Fiancée’s appeal for paralysed Lusitania diver

Kim Martin X

Kirstin Chadwick and Kim Martin.

A Canadian technical diver has been left paralysed after missing a decompression stop while surfacing from the 91m-deep wreck of the Lusitania – and his fiancée is stepping up efforts to raise the money to repatriate him. 

Kim Martin was part of a dive-group on a 10-day trip to Ireland in early August, and was due to get married a week after returning to Canada. His fiancée Kirstin Chadwick has remained with him at University Hospital Galway ever since he was injured, and an appeal for help to get him home has been issued on her behalf.

On 8 August an unexplained incident prevented Martin, an experienced wreck-diver, from carrying out his last decompression stop. He was treated at the surface before being airlifted to a hyperbaric chamber and then placed on life-support in hospital.
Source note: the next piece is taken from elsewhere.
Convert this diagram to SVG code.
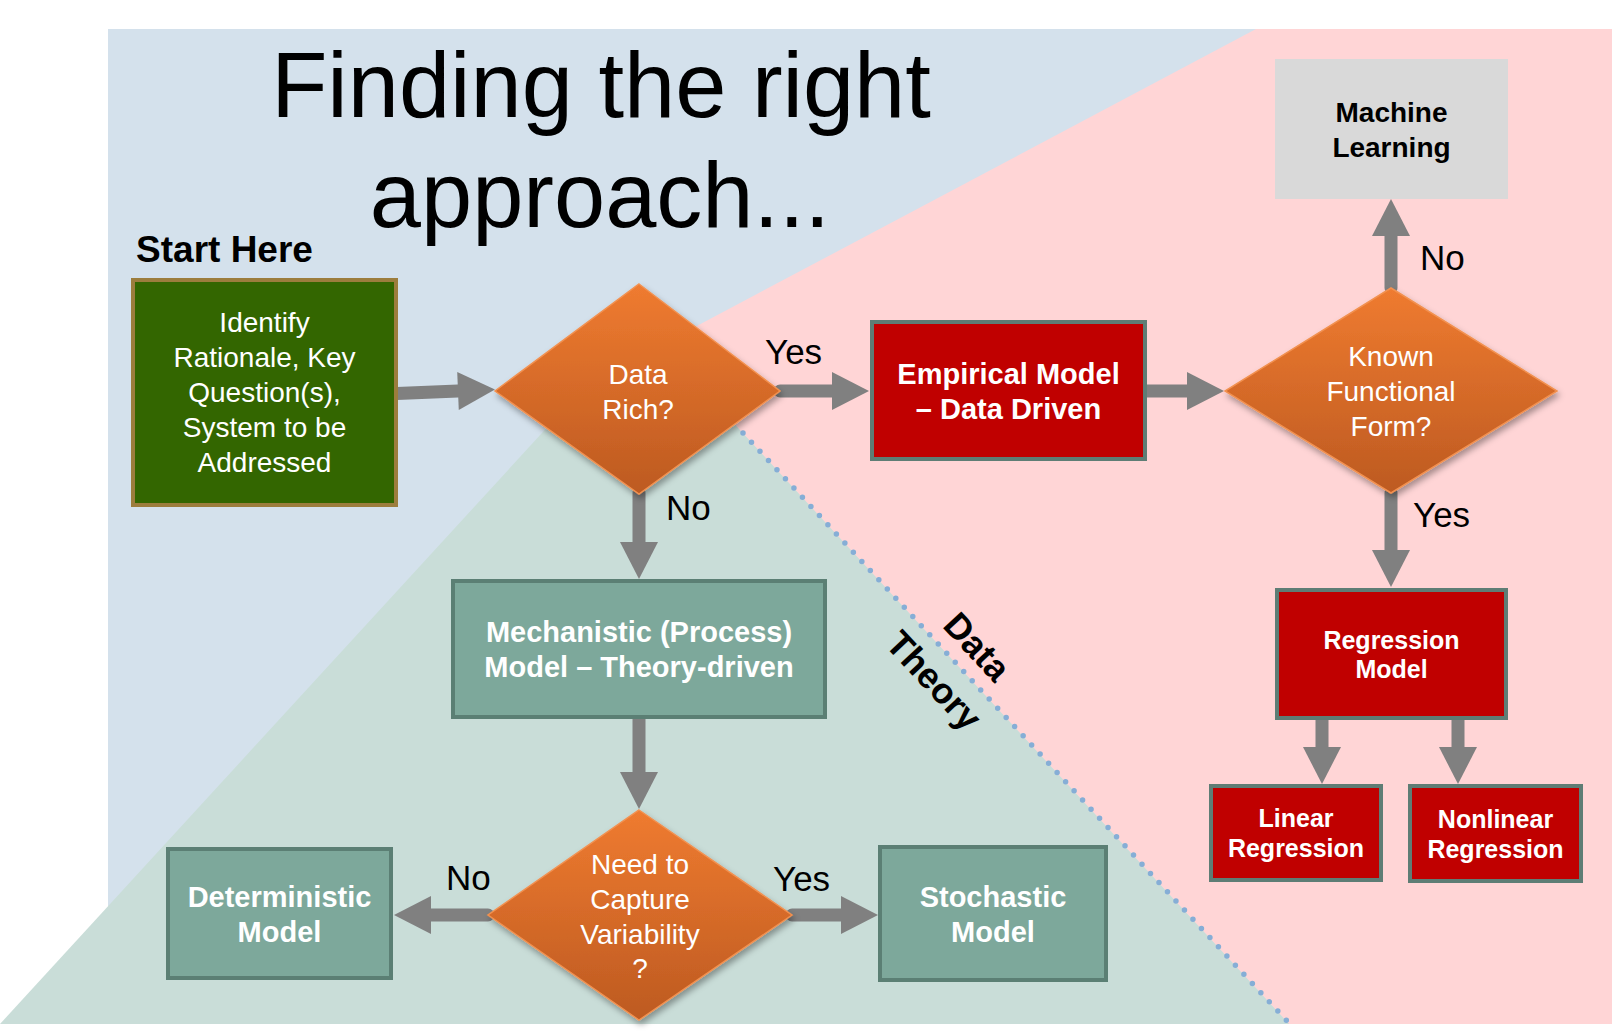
<svg xmlns="http://www.w3.org/2000/svg" width="1612" height="1034" viewBox="0 0 1612 1034">
<defs>
<linearGradient id="og" x1="0" y1="0" x2="0" y2="1">
<stop offset="0" stop-color="#EF7B30"/>
<stop offset="1" stop-color="#BD5A21"/>
</linearGradient>
<filter id="sh" x="-10%" y="-10%" width="130%" height="130%">
<feDropShadow dx="2" dy="4" stdDeviation="3" flood-color="#000" flood-opacity="0.35"/>
</filter>
<marker id="ah" markerUnits="userSpaceOnUse" markerWidth="38" markerHeight="38" viewBox="0 0 37 38" refX="0" refY="19" orient="auto">
<path d="M0,0 L37,19 L0,38 Z" fill="#808080"/>
</marker>
</defs>
<style>
.t{font-family:"Liberation Sans",Arial,sans-serif;text-anchor:middle}
.w{fill:#fff}
.b{font-weight:bold}
.f28{font-size:28px}
.f29{font-size:29px}
.f25{font-size:25px}
.lbl{font-family:"Liberation Sans",Arial,sans-serif;font-size:35px;fill:#000}
.dia{fill:url(#og);stroke:#F29150;stroke-width:1.5;filter:url(#sh)}
.red{fill:#C00000;stroke:#5E7D75;stroke-width:4}
.teal{fill:#7DA89B;stroke:#5B7F74;stroke-width:4}
.con{stroke:#808080;stroke-width:13;fill:none;stroke-linecap:round;marker-end:url(#ah)}
</style>
<rect width="1612" height="1034" fill="#fff"/>
<g id="background">
<rect x="108" y="29" width="1504" height="995" fill="#D4E1EC"/>
<polygon points="1256,29 1612,29 1612,1024 1289,1024 661,345" fill="#FFD5D6"/>
<polygon points="642,324 1289,1024 0,1024" fill="#C9DDD8"/>
<line x1="743" y1="433" x2="1288" y2="1022" stroke="#86AED6" stroke-width="5.5" stroke-linecap="round" stroke-dasharray="0 12.5"/>
<text class="t b" font-size="36" transform="translate(968,655) rotate(47)">Data</text>
<text class="t b" font-size="36" transform="translate(925,689) rotate(47)">Theory</text>
</g>
<g id="title">
<text class="t" font-size="92" x="601" y="117">Finding the right</text>
<text class="t" font-size="92" x="600" y="227">approach...</text>
<text class="t b" font-size="37" x="224.5" y="262">Start Here</text>
</g>
<g id="connectors">
<path class="con" d="M397,393.5 L458,391"/>
<path class="con" d="M780,391 L832,391"/>
<path class="con" d="M1147,391 L1187,391"/>
<path class="con" d="M1391,288 L1391,236"/>
<path class="con" d="M1391,493 L1391,550"/>
<path class="con" d="M639,493 L639,542"/>
<path class="con" d="M639,719 L639,772"/>
<path class="con" d="M488,915 L431,915"/>
<path class="con" d="M792,915 L841,915"/>
<path class="con" d="M1322,718 L1322,747"/>
<path class="con" d="M1458,718 L1458,747"/>
<text class="lbl" x="765" y="364">Yes</text>
<text class="lbl" x="666" y="520">No</text>
<text class="lbl" x="1420" y="270">No</text>
<text class="lbl" x="1413" y="527">Yes</text>
<text class="lbl" x="446" y="890">No</text>
<text class="lbl" x="773" y="891">Yes</text>
</g>
<g id="start">
<rect x="133" y="280" width="263" height="225" fill="#336600" stroke="#9C7D3D" stroke-width="4"/>
<text class="t w f28" x="264.5" y="332">Identify</text>
<text class="t w f28" x="264.5" y="367">Rationale, Key</text>
<text class="t w f28" x="264.5" y="402">Question(s),</text>
<text class="t w f28" x="264.5" y="437">System to be</text>
<text class="t w f28" x="264.5" y="472">Addressed</text>
</g>
<g id="data-rich">
<polygon class="dia" points="639,284 780,391 639,494 495,391"/>
<text class="t w f28" x="638" y="384">Data</text>
<text class="t w f28" x="638" y="419">Rich?</text>
</g>
<g id="empirical">
<rect class="red" x="872" y="322" width="273" height="137"/>
<text class="t w b f29" x="1008.5" y="384">Empirical Model</text>
<text class="t w b f29" x="1008.5" y="419">– Data Driven</text>
</g>
<g id="known-form">
<polygon class="dia" points="1391,288 1557,391 1391,493 1225,391"/>
<text class="t w f28" x="1391" y="366">Known</text>
<text class="t w f28" x="1391" y="401">Functional</text>
<text class="t w f28" x="1391" y="436">Form?</text>
</g>
<g id="machine-learning">
<rect x="1275" y="59" width="233" height="140" fill="#D9D9D9"/>
<text class="t b f28" x="1391.5" y="122">Machine</text>
<text class="t b f28" x="1391.5" y="157">Learning</text>
</g>
<g id="regression">
<rect class="red" x="1277" y="590" width="229" height="128"/>
<text class="t w b f25" x="1391.5" y="649">Regression</text>
<text class="t w b f25" x="1391.5" y="678">Model</text>
</g>
<g id="linear">
<rect class="red" x="1211" y="786" width="170" height="94"/>
<text class="t w b f25" x="1296" y="827">Linear</text>
<text class="t w b f25" x="1296" y="857">Regression</text>
</g>
<g id="nonlinear">
<rect class="red" x="1410" y="786" width="171" height="95"/>
<text class="t w b f25" x="1495.5" y="828">Nonlinear</text>
<text class="t w b f25" x="1495.5" y="858">Regression</text>
</g>
<g id="mechanistic">
<rect class="teal" x="453" y="581" width="372" height="136"/>
<text class="t w b f29" x="639" y="642">Mechanistic (Process)</text>
<text class="t w b f29" x="639" y="677">Model – Theory-driven</text>
</g>
<g id="capture">
<polygon class="dia" points="639,810 792,915 639,1020 488,915"/>
<text class="t w f28" x="640" y="874">Need to</text>
<text class="t w f28" x="640" y="909">Capture</text>
<text class="t w f28" x="640" y="944">Variability</text>
<text class="t w f28" x="640" y="978">?</text>
</g>
<g id="deterministic">
<rect class="teal" x="168" y="849" width="223" height="129"/>
<text class="t w b f29" x="279.5" y="907">Deterministic</text>
<text class="t w b f29" x="279.5" y="942">Model</text>
</g>
<g id="stochastic">
<rect class="teal" x="880" y="847" width="226" height="133"/>
<text class="t w b f29" x="993" y="907">Stochastic</text>
<text class="t w b f29" x="993" y="942">Model</text>
</g>
</svg>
In an update in late August, appeal organiser Pat Shannon said that Martin’s “condition is improving daily and we believe he will continue to improve over time” but added that his recovery was “not a sprint – it is going to be a marathon”. The appeal has so far raised around a quarter of its $100,000 target.

Martin holds the Canadian Medal of Bravery, awarded in 1996 for rescuing another diver. The man had become separated from his dive-buddy in a submerged cave in Ontario and was believed dead, but despite being inadequately equipped Martin had entered the cave and helped to bring him back out.

The Cunard liner RMS Lusitania was torpedoed by a German U-boat in 1915 en route from New York to Liverpool, with the deaths of almost 1200 passengers and crew. The wreck lies 11 miles south of the Old Head of Kinsale, and was said to have been the last of Martin’s bucket-list of iconic wrecks he wanted to dive.

27 September 2019

In a related development, an Irish heritage group working to set up a Lusitania museum in Kinsale has claimed that artefacts remaining on the wreck, including up to 24 paintings by famous artists, are in danger of being lost forever as its condition deteriorates.

The paintings, by artists such as Monet, Rembrandt and Rubens and valued at £266 million, belonged to art-collector Hugh Lane, who died in the sinking.

The Lusitania Museum/Old Head Signal Tower Heritage Company says that the works were in watertight lead tubes, so could be restored. However it has now warned that the steel structure of the wreck is disintegrating and collapsing in on itself.

Divernet reported in May that the projected museum had been gifted future ownership of the Lusitania by long-time US owner Greg Bemis, and was calling on the Irish government to ease the way for licensed divers to recover artefacts.

The wreck is protected as a war grave under Ireland’s National Monuments Acts.